The answer is a dedicated compliance routing service. Its only job: answer the question of where a given record should be stored, based on who the person is, where they are, and what the associated job or org requires.

No other service makes that decision independently. When personal data needs to be stored anywhere on the platform, the originating service asks the compliance layer first. It gets back a routing directive. The business logic layer never needs to know anything about vault topology or regional data sovereignty rules.

Here’s what that looks like in practice:

  Candidate intake       Recruiter upload      Supplier feed
        │                      │                     │
        └──────────────────────┴─────────────────────┘

                               │  "store PII for person X, job Y"

              ┌────────────────────────────────┐
              │     Compliance Routing Layer   │
              │                                │
              │  evaluate policy for org       │
              │  check person.country          │
              │  check job.country             │
              │  resolve: → EU vault           │
              └───────────────┬────────────────┘

               ┌──────────────┴──────────────┐
               ▼                             ▼
        ┌─────────────┐             ┌──────────────────┐
        │   EU vault  │             │     US vault     │
        │  (vendor)   │             │   (in-house)     │
        └─────────────┘             └──────────────────┘

Every piece of PII flows through one place. That service logs the policy evaluated, the inputs it received, and the vault it routed to. When a regulator or enterprise customer asks how you handle their data, you pull a report. You don’t go digging through scattered code trying to reconstruct what was supposed to happen.

Two vaults, one interface

Behind the routing layer sit two vault providers. For EU-region data I use a purpose-built data privacy vault with tokenization — vendors like Skyflow or Evervault are built specifically for this, certified to the standards EU enterprise legal teams actually check. For US-region data, an in-house encrypted store gives you full control end-to-end.

From the perspective of every service on the platform, these are identical. Same API. Same behavior. The routing layer knows which physical vault maps to which region. Nothing else does.

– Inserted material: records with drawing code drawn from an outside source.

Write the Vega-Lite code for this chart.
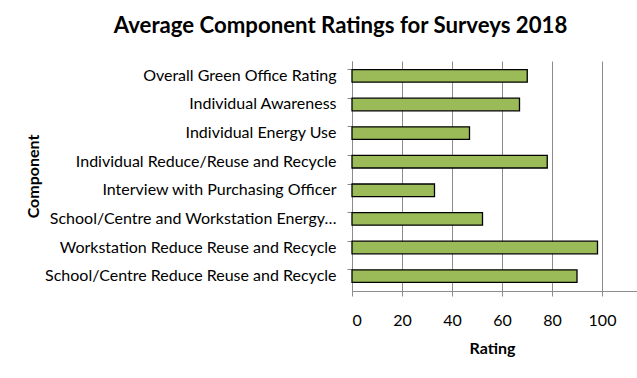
{
  "$schema": "https://vega.github.io/schema/vega-lite/v6.json",
  "width": 285,
  "height": 230,
  "autosize": {"type": "none"},
  "padding": {"left": 352, "top": 61, "right": 0, "bottom": 87},
  "background": "white",
  "config": {"view": {"stroke": null}, "font": "Lato"},
  "title": {
    "text": "Average Component Ratings for Surveys 2018",
    "font": "Lato",
    "fontSize": 22.2,
    "fontWeight": "bold",
    "color": "black",
    "anchor": "middle",
    "dx": -154,
    "offset": 24
  },
  "data": {
    "values": [
      {"component": "Overall Green Office Rating", "rating": 70.1},
      {"component": "Individual Awareness", "rating": 67.0},
      {"component": "Individual Energy Use", "rating": 47.0},
      {"component": "Individual Reduce/Reuse and Recycle", "rating": 78.1},
      {"component": "Interview with Purchasing Officer", "rating": 33.0},
      {"component": "School/Centre and Workstation Energy…", "rating": 52.2},
      {"component": "Workstation Reduce Reuse and Recycle", "rating": 98.2},
      {"component": "School/Centre Reduce Reuse and Recycle", "rating": 90.0}
    ]
  },
  "encoding": {
    "x": {
      "field": "rating",
      "type": "quantitative",
      "scale": {"domain": [0, 114], "nice": false, "zero": true},
      "axis": {
        "title": "Rating",
        "titleFont": "Lato",
        "titleFontSize": 16,
        "titleFontWeight": "bold",
        "titleColor": "black",
        "titleY": 57,
        "titleX": 140,
        "titleBaseline": "middle",
        "values": [0, 20, 40, 60, 80, 100],
        "labelFont": "Lato",
        "labelFontSize": 16,
        "labelColor": "black",
        "labelPadding": 16,
        "tickSize": 5,
        "tickColor": "#8c8c8c",
        "domainColor": "#8c8c8c",
        "gridColor": "#8c8c8c",
        "grid": true
      }
    },
    "y": {
      "field": "component",
      "type": "nominal",
      "sort": null,
      "scale": {"paddingInner": 0.56, "paddingOuter": 0.3}
    }
  },
  "layer": [
    {
      "mark": {"type": "bar", "fill": "#9BBB59", "stroke": "black", "strokeWidth": 1.3},
      "encoding": {
        "y": {
          "field": "component",
          "type": "nominal",
          "sort": null,
          "axis": {
            "title": "Component",
            "titleFont": "Lato",
            "titleFontSize": 16,
            "titleFontWeight": "bold",
            "titleColor": "black",
            "titleAngle": -90,
            "titleX": -319,
            "titleY": 115,
            "titleBaseline": "middle",
            "titleAlign": "center",
            "labelFont": "Lato",
            "labelFontSize": 16,
            "labelColor": "black",
            "labelPadding": 16,
            "labelLimit": 400,
            "ticks": false,
            "domainColor": "#8c8c8c"
          }
        }
      }
    },
    {
      "mark": {"type": "bar", "opacity": 0},
      "encoding": {
        "y": {
          "field": "component",
          "type": "nominal",
          "sort": null,
          "axis": {
            "orient": "left",
            "title": null,
            "labels": false,
            "domain": false,
            "ticks": true,
            "tickSize": 5,
            "tickColor": "#8c8c8c",
            "bandPosition": 0
          }
        }
      }
    }
  ],
  "resolve": {"axis": {"y": "independent"}}
}
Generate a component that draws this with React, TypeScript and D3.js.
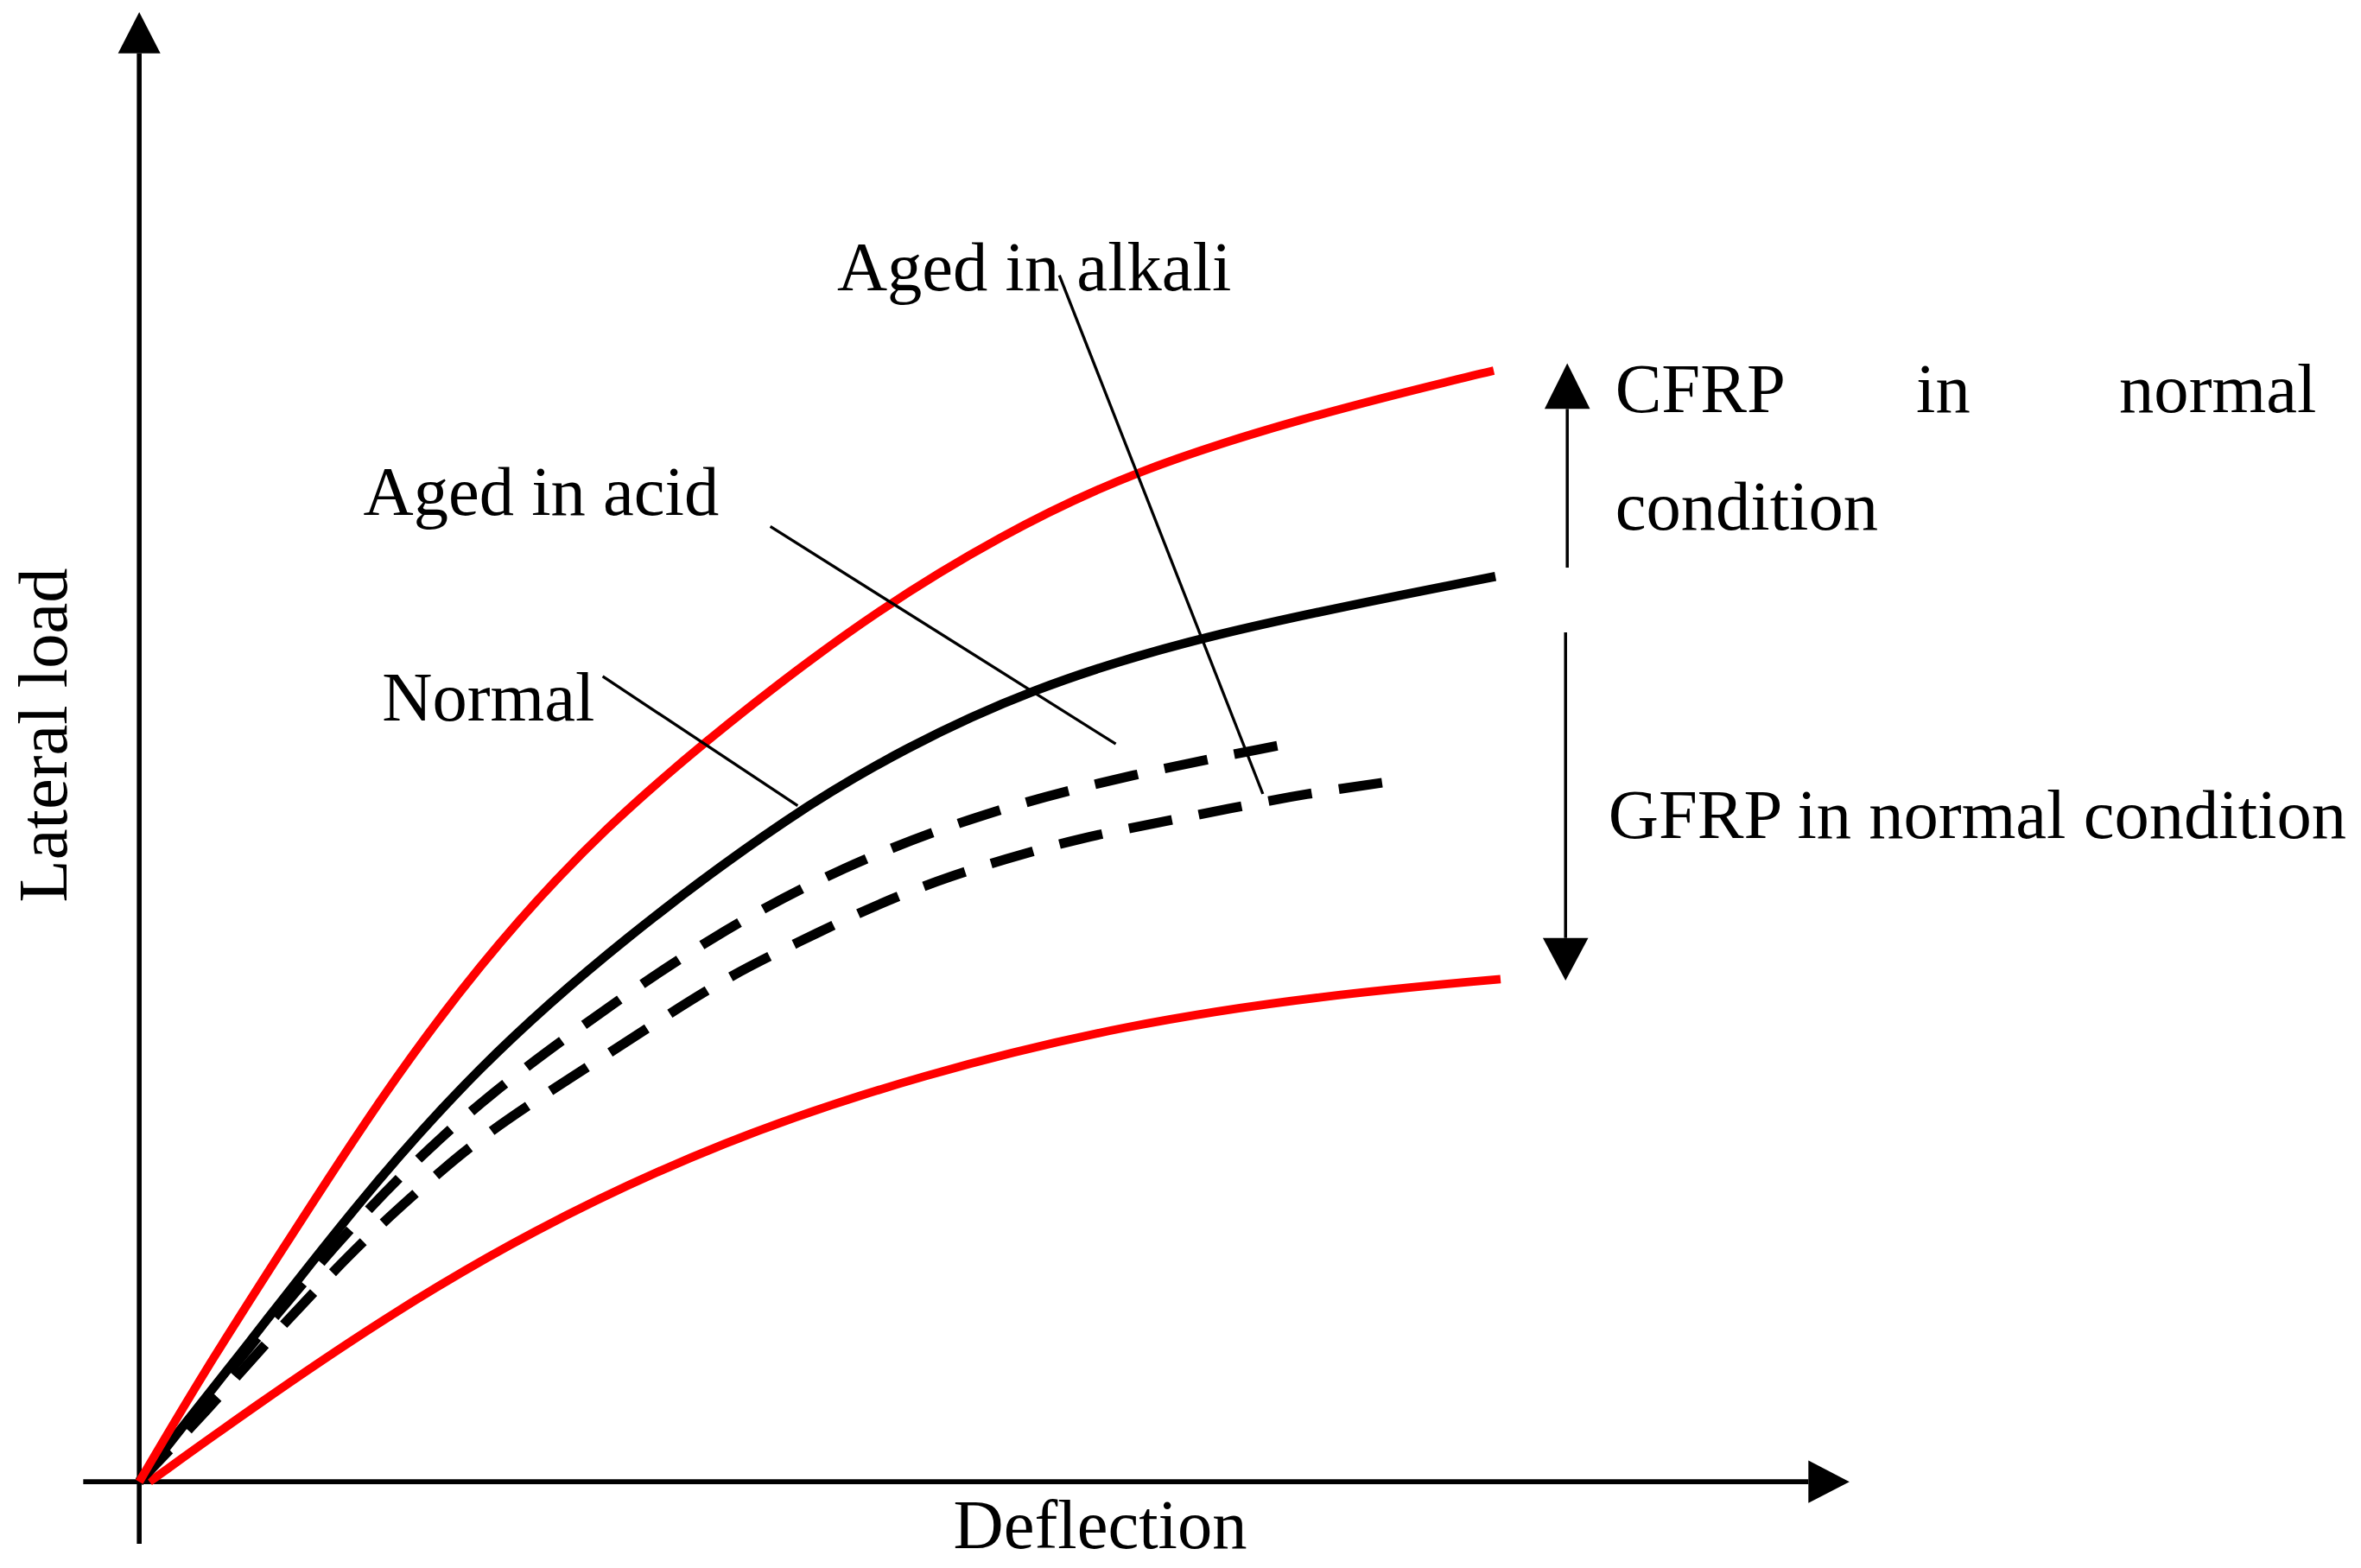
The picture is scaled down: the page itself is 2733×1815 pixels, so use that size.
import React from 'react';
import * as d3 from 'd3';

// schematic load–deflection curves (arbitrary units 0–100)
const cfrpNormal: [number, number][] = [
  [0, 0], [3.8, 7.5], [8.1, 15.3], [13.9, 25.8], [19.7, 35.0], [27.0, 44.5],
  [36.5, 53.6], [43.3, 59.4], [50.2, 64.3], [57.9, 68.7], [68.0, 72.4], [77.7, 75.2], [79.2, 75.6],
];
const gfrpNormal: [number, number][] = [
  [0, 0], [6.6, 9.7], [12.5, 18.6], [19.7, 28.2], [28.4, 37.1], [38.3, 45.6],
  [44.9, 50.0], [51.8, 53.8], [61.9, 57.6], [79.3, 61.6],
];
const gfrpAcid: [number, number][] = [
  [0, 0], [6.6, 9.4], [12.5, 17.6], [18.8, 24.9], [25.8, 31.0], [33.4, 37.1],
  [41.1, 41.9], [49.5, 45.6], [57.9, 48.1], [66.6, 50.1], [68.1, 50.4],
];
const gfrpAlkali: [number, number][] = [
  [0, 0], [4.1, 5.0], [7.0, 8.9], [10.2, 12.9], [13.1, 16.4], [16.3, 19.8], [19.7, 23.2],
  [23.5, 26.2], [27.0, 28.8], [30.8, 31.7], [34.5, 34.4], [38.5, 36.7], [42.6, 39.0],
  [46.6, 40.9], [50.7, 42.4], [55.0, 43.8], [59.4, 44.8], [63.7, 45.8], [68.1, 46.8], [73.5, 47.7],
];
const gfrpLower: [number, number][] = [
  [0.6, 0], [6.7, 5.1], [14.0, 10.9], [22.7, 17.0], [34.2, 23.3], [46.0, 27.8],
  [57.6, 31.1], [69.2, 33.1], [79.6, 34.2],
];

// labels with leader lines
const labels = ['Aged in alkali', 'Aged in acid', 'Normal'];
const labelAt: [number, number][] = [[40.8, 81.1], [13.1, 65.8], [14.2, 51.8]];
const leaderFrom: [number, number][] = [[53.8, 82.1], [36.9, 65.0], [27.1, 54.8]];
const leaderTo: [number, number][] = [[65.7, 46.8], [57.1, 50.2], [38.5, 46.0]];

const W = 1560;
const H = 1036;

export default function App() {
  const x = d3.scaleLinear().domain([0, 100]).range([92, 1222]);
  const y = d3.scaleLinear().domain([0, 100]).range([979, 8]);
  const line = d3
    .line<[number, number]>()
    .x((d) => x(d[0]))
    .y((d) => y(d[1]))
    .curve(d3.curveBasis);

  const font = { fontFamily: '"Liberation Serif", "Times New Roman", serif', fontSize: 46 };
  const x0 = x(0);
  const y0 = y(0);

  // bracket arrows on the right
  const upX = x(83.5);
  const dnX = x(83.4);

  return (
    <svg
      width={2733}
      height={1815}
      viewBox={`0 0 ${W} ${H}`}
      style={{ position: 'absolute', left: 0, top: 0, background: '#fff' }}
    >
      {/* axes */}
      <line x1={x0} x2={x0} y1={y0 + 41} y2={y(97.2)} stroke="#000" strokeWidth={3.2} />
      <path d={`M${x0},${y(100)} L${x0 - 14},${y(97.2)} L${x0 + 14},${y(97.2)} Z`} fill="#000" />
      <line x1={x0 - 37} x2={x(97.6)} y1={y0} y2={y0} stroke="#000" strokeWidth={3.2} />
      <path d={`M${x(100)},${y0} L${x(97.6)},${y0 - 14} L${x(97.6)},${y0 + 14} Z`} fill="#000" />

      {/* curves */}
      <path d={line(gfrpLower) ?? ''} fill="none" stroke="#ff0000" strokeWidth={5.6} />
      <path d={line(gfrpAlkali) ?? ''} fill="none" stroke="#000" strokeWidth={6.4} strokeDasharray="29 18" />
      <path d={line(gfrpAcid) ?? ''} fill="none" stroke="#000" strokeWidth={6.4} strokeDasharray="29 18" />
      <path d={line(gfrpNormal) ?? ''} fill="none" stroke="#000" strokeWidth={6} />
      <path d={line(cfrpNormal) ?? ''} fill="none" stroke="#ff0000" strokeWidth={5.6} />

      {/* leaders and labels */}
      {labels.map((t, i) => (
        <g key={t}>
          <line
            x1={x(leaderFrom[i][0])}
            y1={y(leaderFrom[i][1])}
            x2={x(leaderTo[i][0])}
            y2={y(leaderTo[i][1])}
            stroke="#000"
            strokeWidth={1.9}
          />
          <text x={x(labelAt[i][0])} y={y(labelAt[i][1])} {...font}>
            {t}
          </text>
        </g>
      ))}

      {/* CFRP / GFRP bracket */}
      <line x1={upX} x2={upX} y1={y(62.2)} y2={y(73.0)} stroke="#000" strokeWidth={2} />
      <path d={`M${upX},${y(76.1)} L${upX - 15},${y(73.0)} L${upX + 15},${y(73.0)} Z`} fill="#000" />
      <line x1={dnX} x2={dnX} y1={y(57.8)} y2={y(37.0)} stroke="#000" strokeWidth={2} />
      <path d={`M${dnX},${y(34.1)} L${dnX - 15},${y(37.0)} L${dnX + 15},${y(37.0)} Z`} fill="#000" />

      <text x={x(86.3)} y={y(72.8)} {...font}>CFRP</text>
      <text x={x(103.9)} y={y(72.8)} {...font}>in</text>
      <text x={x(127.3)} y={y(72.8)} textAnchor="end" {...font}>normal</text>
      <text x={x(86.3)} y={y(64.8)} {...font}>condition</text>
      <text x={x(85.9)} y={y(43.8)} {...font}>GFRP in normal condition</text>

      {/* axis titles */}
      <text x={x(47.6)} y={y(-4.5)} {...font}>Deflection</text>
      <text transform={`translate(44, ${y(50.8)}) rotate(-90)`} textAnchor="middle" {...font}>
        Lateral load
      </text>
    </svg>
  );
}
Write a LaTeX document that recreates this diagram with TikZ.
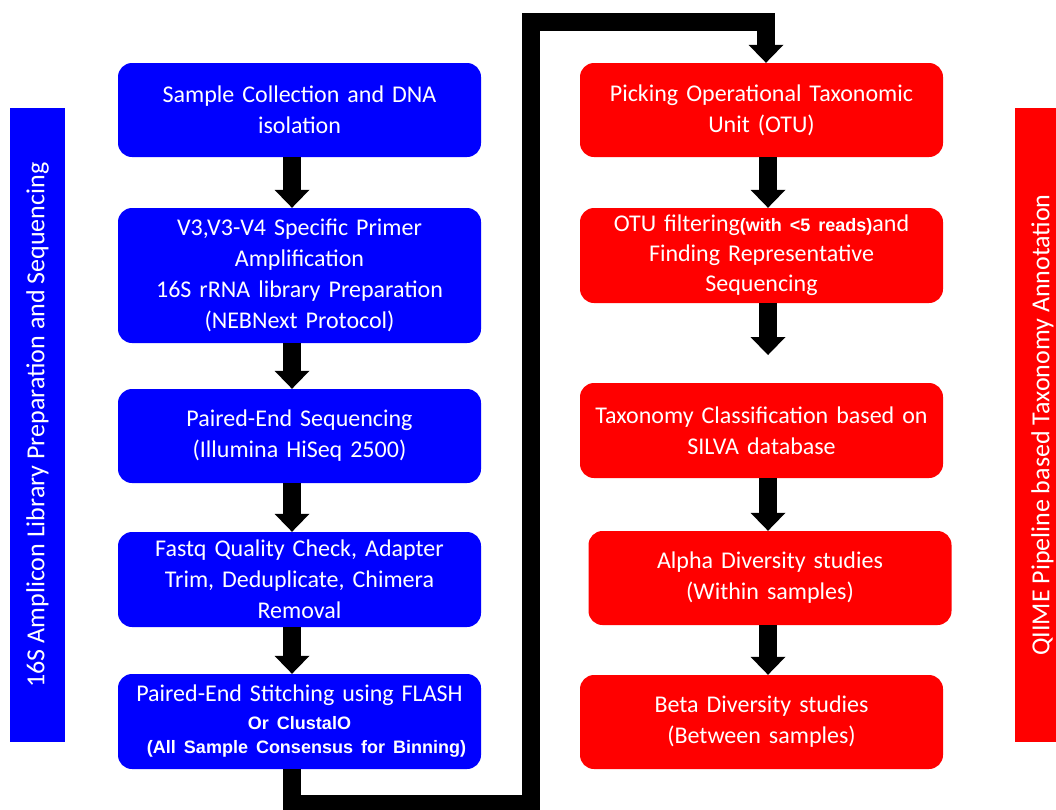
\documentclass[tikz,border=0pt]{standalone}
\usepackage{fontspec}
\setmainfont{Carlito}
\newfontfamily\arialfont{Liberation Sans}
\usetikzlibrary{arrows.meta,calc}
\definecolor{boxblue}{RGB}{0,0,255}
\definecolor{boxred}{RGB}{255,0,0}
\newcommand{\boldsmall}[1]{{\arialfont\bfseries\fontsize{18}{24}\selectfont #1}}
\begin{document}
\begin{tikzpicture}[x=1pt,y=-1pt,
  box/.style={rounded corners=14pt, minimum width=363pt, text width=355pt,
    align=center, text=white, inner sep=0pt,
    font=\fontsize{24}{31}\selectfont},
  bbox/.style={box, fill=boxblue},
  rbox/.style={box, fill=boxred},
  sidebar/.style={rotate=90, inner sep=0pt, minimum width=634pt,
    minimum height=55pt, text=white, font=\fontsize{26}{30}\selectfont},
  flow/.style={line width=18pt, line join=miter,
    -{Triangle[length=18pt,width=35pt,line width=0pt]}}
]
\useasboundingbox (0,0) rectangle (1056,809);

% side bars
\node[sidebar, fill=boxblue] (lbar) at (37.5,425) {16S Amplicon Library Preparation and Sequencing};
\node[sidebar, fill=boxred] (rbar) at (1042.5,425) {QIIME Pipeline based Taxonomy Annotation};

% left column
\node[bbox, minimum height=94pt] (b1) at (299.5,110) {Sample Collection and DNA\\isolation};
\node[bbox, minimum height=135pt] (b2) at (299.5,275.5) {V3,V3-V4 Specific Primer\hspace*{34pt}\\Amplification\\16S rRNA library Preparation\\(NEBNext Protocol)};
\node[bbox, minimum height=94pt] (b3) at (299.5,436) {Paired-End Sequencing\\(Illumina HiSeq 2500)};
\node[bbox, minimum height=95pt] (b4) at (299.5,579.5) {Fastq Quality Check, Adapter\\Trim, Deduplicate, Chimera\\Removal};
\node[bbox, minimum height=95pt] (b5) at (299.5,721.5) {Paired-End Stitching using FLASH\\[-3pt]\boldsmall{Or ClustalO\hspace*{18pt}}\\[-7pt]\boldsmall{\hspace*{14pt}(All Sample Consensus for Binning)}};

% right column
\node[rbox, minimum height=94pt] (r1) at (761.5,110) {Picking Operational Taxonomic\\Unit (OTU)};
\node[rbox, minimum height=95pt] (r2) at (761.5,255.5) {OTU filtering{\arialfont\bfseries\fontsize{18}{20}\selectfont(with <5 reads)}and\\[-1pt]Finding Representative\\[-1pt]Sequencing};
\node[rbox, minimum height=95pt] (r3) at (761.5,430.5) {Taxonomy Classification based on\\SILVA database};
\node[rbox, minimum height=94pt] (r4) at (770,578) {Alpha Diversity studies\\(Within samples)};
\node[rbox, minimum height=94pt] (r5) at (761.5,722) {Beta Diversity studies\\(Between samples)};

% arrow axes
\coordinate (lx) at (292,0);
\coordinate (rx) at (768,0);

\draw[flow] (b1.south -| lx) -- (b2.north -| lx);
\draw[flow] (b2.south -| lx) -- (b3.north -| lx);
\draw[flow] (b3.south -| lx) -- (b4.north -| lx);
\draw[flow] (b4.south -| lx) -- (b5.north -| lx);

\coordinate (r3in) at (768,355);
\draw[flow] (r1.south -| rx) -- (r2.north -| rx);
\draw[flow] (r2.south -| rx) -- (r3in);
\draw[flow] (r3.south -| rx) -- (r4.north -| rx);
\draw[flow] (r4.south -| rx) -- (r5.north -| rx);

% long connector from left column to right column
\coordinate (c1) at (292,804);
\coordinate (c2) at (530.5,804);
\coordinate (c3) at (530.5,22);
\coordinate (c4) at (766,22);
\draw[flow] (b5.south -| lx) -- (c1) -- (c2) -- (c3) -- (c4) -- (r1.north -| c4);
\end{tikzpicture}
\end{document}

This is deliberate. Vendor lock-in on infrastructure is annoying. Vendor lock-in on the vault holding all your customers’ PII is a different category of problem. Building the abstraction layer before you ever need to swap a vault out means that when you do, it’s a configuration change.

Policies as data, not code

The architecture supports multiple distinct storage policies. Things like “store everything in the US,” “store in the EU only when both the person and job are EU-based,” “always follow the org’s home region.”

None of these are code paths. Each policy is a record: a primary destination, a fallback, a set of jurisdiction-based conditions, a logical operator. Adding a new policy is a data operation. Adjusting one is a data operation. Auditing all active policies is a query.

This is what “onboarding a new regulation in days” actually looks like. When the next jurisdiction-specific law arrives (and it will), you add a policy record and wire it to the relevant org configurations. No sprint. No cross-team coordination. No regression risk across the rest of the platform.

The design decision that actually matters to regulators

Changing an org’s storage policy should not migrate existing data. Records created under a previous policy stay where they were stored. Only new records follow the updated routing.

This is intentional. Under GDPR, moving personal data between regions is itself a data processing activity with its own legal basis requirements. Automatically migrating records in response to a settings change would introduce compliance exposure, not reduce it. Storage decisions need to be immutable at the point of record creation. That’s the right legal answer and the safer operational one.

This is now a commercial question

Data residency is showing up in enterprise RFPs. It’s showing up in security questionnaires. It’s showing up as a checkbox that determines whether a deal closes or goes to a competitor who can answer the question.

Platforms that can demonstrate where data lives and why are winning deals that others aren’t. That demonstration requires infrastructure, not promises. Audit logs, policy records, and vault routing history are the proof. A compliance document from your legal team is not.

The cost of building this correctly once is a fraction of what you pay explaining a violation to a regulator, or what you lose rebuilding distributed compliance logic across a platform every time the rules change.

If your platform handles PII across multiple jurisdictions and your storage decisions aren’t auditable today, that’s worth fixing before someone asks you to prove it.